In Los Feliz, Robin Holden is all alpha-male wannabee, angry at his divorced wife, angry about his career prospects and angry about the person he has become - a classic American slob. He spies from his car, falls for and subsequently stalks (but not too obviously) a beautiful woman whom he succeeds in taking on a date - only to find that she has some half-truths to match his. Robin Holden convinces as a man with enough intelligence to be self-deprecating, but not enough to see that he has to settle some debts to the past before he can move to the future.

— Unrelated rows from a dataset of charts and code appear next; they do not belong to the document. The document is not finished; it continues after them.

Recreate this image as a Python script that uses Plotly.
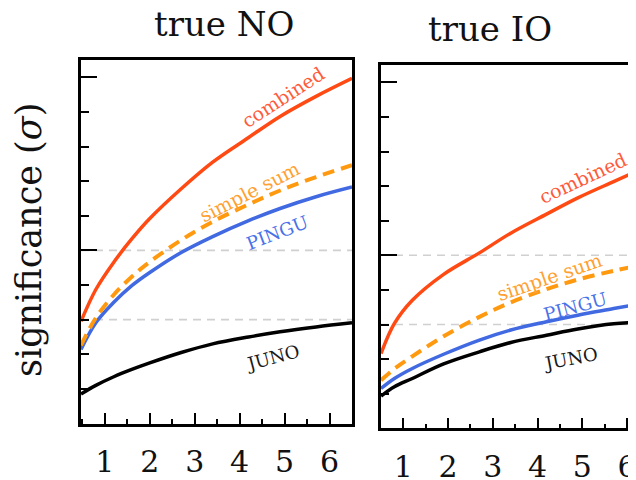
import plotly.graph_objects as go

# ---------------- data ----------------
x_no = [0.47, 0.8, 1.2, 1.6, 2.0, 2.7, 3.4, 4.2, 4.9, 5.7, 6.5]
combined_no = [2.95, 3.87, 4.66, 5.33, 5.92, 6.78, 7.55, 8.26, 8.87, 9.45, 9.97]
simple_no = [2.26, 3.05, 3.72, 4.24, 4.67, 5.30, 5.83, 6.33, 6.73, 7.12, 7.46]
pingu_no = [2.14, 2.91, 3.50, 3.98, 4.36, 4.94, 5.40, 5.86, 6.21, 6.55, 6.83]
juno_no = [0.85, 1.10, 1.35, 1.56, 1.75, 2.05, 2.30, 2.50, 2.65, 2.79, 2.91]

x_io = [0.5, 0.8, 1.2, 1.9, 2.7, 3.4, 4.2, 4.9, 5.7, 6.2]
combined_io = [2.16, 3.03, 3.70, 4.45, 5.07, 5.64, 6.19, 6.66, 7.13, 7.42]
simple_io = [1.39, 1.72, 2.08, 2.66, 3.22, 3.64, 4.02, 4.30, 4.55, 4.69]
pingu_io = [1.15, 1.44, 1.73, 2.14, 2.55, 2.84, 3.08, 3.27, 3.46, 3.58]
juno_io = [0.93, 1.20, 1.44, 1.86, 2.21, 2.48, 2.69, 2.87, 3.02, 3.06]

x_ticks = [1, 2, 3, 4, 5, 6]
x_tick_labels = ["1", "2", "3", "4", "5", "6"]
grid_levels = [3, 5]
panel_titles = ["true NO", "true IO"]
y_title = "significance (<i>σ</i>)"

series_names = ["combined", "simple sum", "PINGU", "JUNO"]

# ---------------- styling ----------------
FONT = "DejaVu Serif"
C_COMB = "#FF4A14"
C_SUM = "#FF9A10"
C_PINGU = "#4169E1"
C_JUNO = "#000000"

# the page body has an 8px margin; size the figure so it ends at the window edge
OFF = 8
W, H = 636 - OFF, 480 - OFF


def px_x(p):
    return (p - OFF) / W


def px_y(p):
    return 1 - (p - OFF) / H


fig = go.Figure()


def add_panel(xv, comb, ssum, ping, juno, xa, ya):
    fig.add_trace(go.Scatter(x=xv, y=juno, mode="lines", xaxis=xa, yaxis=ya,
                             line=dict(color=C_JUNO, width=3.5, shape="spline"), name="JUNO"))
    fig.add_trace(go.Scatter(x=xv, y=ping, mode="lines", xaxis=xa, yaxis=ya,
                             line=dict(color=C_PINGU, width=3.5, shape="spline"), name="PINGU"))
    fig.add_trace(go.Scatter(x=xv, y=ssum, mode="lines", xaxis=xa, yaxis=ya,
                             line=dict(color=C_SUM, width=4, dash="12px,7px", shape="spline"),
                             name="simple sum"))
    fig.add_trace(go.Scatter(x=xv, y=comb, mode="lines", xaxis=xa, yaxis=ya,
                             line=dict(color=C_COMB, width=3.5, shape="spline"), name="combined"))


add_panel(x_no, combined_no, simple_no, pingu_no, juno_no, "x", "y")
add_panel(x_io, combined_io, simple_io, pingu_io, juno_io, "x2", "y2")

# dashed reference levels
for xr, yr in (("x domain", "y"), ("x2 domain", "y2")):
    for g in grid_levels:
        fig.add_shape(type="line", xref=xr, yref=yr, x0=0, x1=1, y0=g, y1=g,
                      line=dict(color="#d0d0d0", width=1.6, dash="8px,6px"), layer="below")

xaxis_common = dict(
    tickvals=x_ticks, ticktext=x_tick_labels, ticks="inside", ticklen=11, tickwidth=2,
    tickcolor="black", showline=True, linecolor="black", linewidth=2.5,
    showgrid=False, zeroline=False, ticklabelstandoff=10, automargin=False,
    ticklabeloverflow="allow",
    tickfont=dict(family=FONT, size=30, color="#111111"),
    minor=dict(ticks="inside", ticklen=5, tickwidth=2, tickcolor="black", dtick=0.5, tick0=0.5,
               showgrid=False),
)
yaxis_common = dict(
    range=[0, 10.5], dtick=5, tick0=0, ticks="inside", ticklen=16, tickwidth=2,
    tickcolor="black", showline=True, linecolor="black", linewidth=2.5,
    showgrid=False, zeroline=False, showticklabels=False, automargin=False,
    minor=dict(ticks="inside", ticklen=8, tickwidth=2, tickcolor="black", dtick=1, showgrid=False),
)

fig.update_layout(
    width=W, height=H,
    margin=dict(l=0, r=0, t=0, b=0, pad=0, autoexpand=False),
    paper_bgcolor="white", plot_bgcolor="white",
    showlegend=False,
    xaxis=dict(domain=[px_x(81), px_x(352)], range=[0.47, 6.5], mirror=True, anchor="y", **xaxis_common),
    yaxis=dict(domain=[px_y(423.5), px_y(60)], mirror=True, anchor="x", **yaxis_common),
    xaxis2=dict(domain=[px_x(381), 1.0], range=[0.5, 6.2], mirror=True, anchor="y2", **xaxis_common),
    yaxis2=dict(domain=[px_y(428.3), px_y(65)], mirror=False, anchor="x2", **yaxis_common),
)

ann = []
# panel titles
ann.append(dict(text=panel_titles[0], xref="paper", yref="paper", x=px_x(224), y=px_y(24),
                xanchor="center", yanchor="middle", showarrow=False,
                font=dict(family=FONT, size=34, color="#111111")))
ann.append(dict(text=panel_titles[1], xref="paper", yref="paper", x=px_x(490), y=px_y(29),
                xanchor="center", yanchor="middle", showarrow=False,
                font=dict(family=FONT, size=34, color="#111111")))
# y-axis title
ann.append(dict(text=y_title, xref="paper", yref="paper", x=px_x(29), y=px_y(240), textangle=-90,
                xanchor="center", yanchor="middle", showarrow=False,
                font=dict(family=FONT, size=35, color="#111111")))

label_cols = ["#FF5A3A", "#FFA030", "#4A72E8", "#1a1a1a"]
label_sizes = [19, 19, 18, 18]
# curve labels: (x, y, angle) per panel
lab_no = [(4.97, 9.43, -33), (4.21, 6.68, -27), (4.84, 5.51, -21), (4.73, 1.92, -15)]
lab_io = [(5.02, 7.22, -25), (4.26, 4.36, -19), (4.84, 3.52, -15), (4.73, 2.03, -11)]
for (xr, yr, labs) in (("x", "y", lab_no), ("x2", "y2", lab_io)):
    for name, (lx, ly, ang), col, sz in zip(series_names, labs, label_cols, label_sizes):
        ann.append(dict(text=name, xref=xr, yref=yr, x=lx, y=ly, textangle=ang,
                        xanchor="center", yanchor="middle", showarrow=False,
                        font=dict(family=FONT, size=sz, color=col)))

fig.update_layout(annotations=ann)
fig.write_html("out.html")
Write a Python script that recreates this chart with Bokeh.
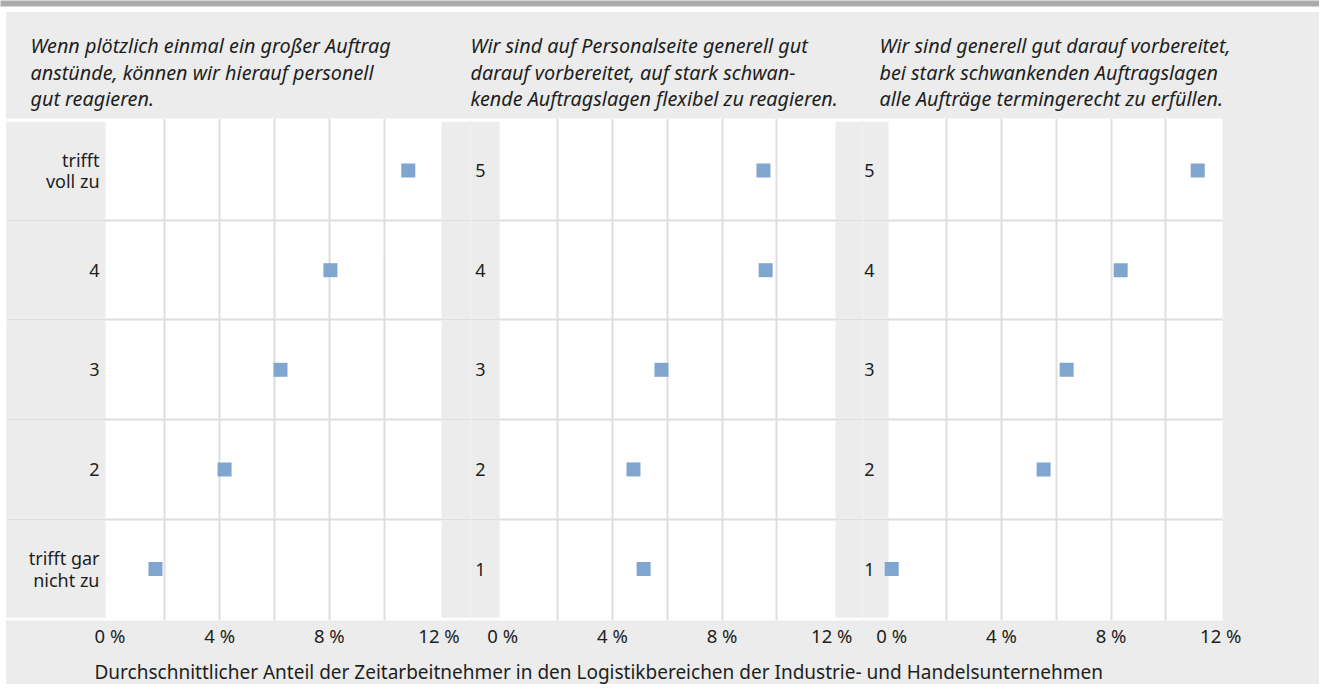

Ben and Joe's is the hangout for a group of ageing gay men, meeting every afternoon to chew the fat, watch old movies on the bar's TV and gaze at the 23-year-old resting actor serving up the G and Ts and margaritas. The acquisition of a young black boyfriend by one of the gang brings issues of race and motive into the open and divides friend from friend - forever. John Vernon tells his tale with wit and a sense of joy at the life he once had - and a sense of resignation that it was lost in such petty squabbles rooted in the stubborn prejudices of men who know better.

Sunset sees Carolyn Lister tell the tale of a marriage. Once all girlish infatutation, it soured as she turned to motherly duties, but was reborn as she discovered her identity as a woman and her husband got too old to chase anyone else. More hopeful than the other two narrators, Ms Lyster's warmth fills the cold space of imminent death with the vitality of life. She rounds off three splendidly understated, yet utterly convincing, portraits of love in California's emotional desert.

Director Emma King-Farlow has worked with the writer's adaptations of his own three short stories to get plenty of theatre into the texts. In a venue that is always intimate, placing the audience on three sides of each set makes every hesitation, every twitch, every wistful glance, all the more powerful - more impressive still in the hands of actors who know that when it comes to works like this, less is always more.